Lift-Off Laetus

Turn-based Strategy Game
Screenshot from the game, showing some astronauts and a "engine core fragment"
  • Platform: Windows
  • Tools: Unreal Engine 4, C++, Git
  • Duration: April-May 2021
  • Team Size: 7
  • Role: Systems programmer


  • Implemented powerup system for turn-based combat
  • Designed maintainable game architecture with other programmers
  • Worked closely with artists to integrate assets


  • Turn-based strategy game for 2 players - fix your ship and leave Laetus!
  • Spend points to move, attack opponents, and push engine parts to your ship
  • Harvest resources from the environment to add extra effects to weapons


I worked on Lift-Off Laetus with a team of 3 other programmers and 3 artists, as part of the 7-week Technical Game Development II course at WPI. Using Unreal Engine was a requirement for the project, and we primarily used C++ (instead of Blueprints) so that we could easily merge code files with Git.
Most of my work on this project revolved around a weapon powerup system.
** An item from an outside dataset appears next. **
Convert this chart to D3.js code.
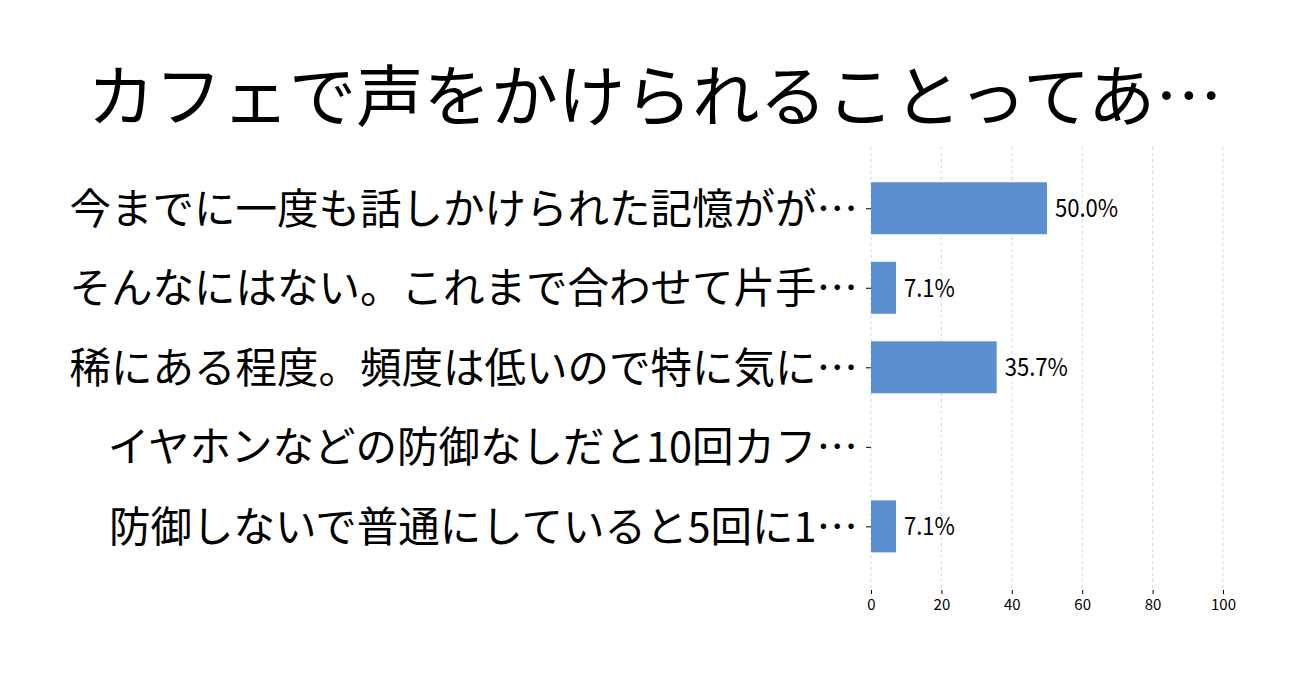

While the weapons that each astronaut carries (a rifle for shooting single targets in cardinal directions, and grenades for striking 9 nearby spaces at once) can deal damage by default, players can harvest resources from the surrounding environment to add different effects to their next attack.
Below are examples of the three resources in the game (slime sap, energized ore, and shrub fruit) applied to grenades:

Grenades with slime sap applied make grid spaces sticky, which costs players one extra energy point to leave them (see bar on top).
Grenades with energized ore applied burn grid spaces, so they deal damage to characters walking over them later.
Grenades with shrub fruit applied make grid spaces slippery, which costs players one less energy point to leave them (notice the top bar does not deplete).

Since each effect shared common traits with the others (getting applied when stepping onto/off of a space, referencing an expense or damage modifier, etc.), I was able to generalize them and simplify the ways they were applied.
I also made use of Unreal's Data Asset datatype (a struct that can be saved to the Content Browser, and modified in-editor) to store references to C++ classes, VFX files, player portraits, and other assets related to a particular powerup. That way, game logic relating to each powerup could fetch any necessary asset references using a single Data Asset.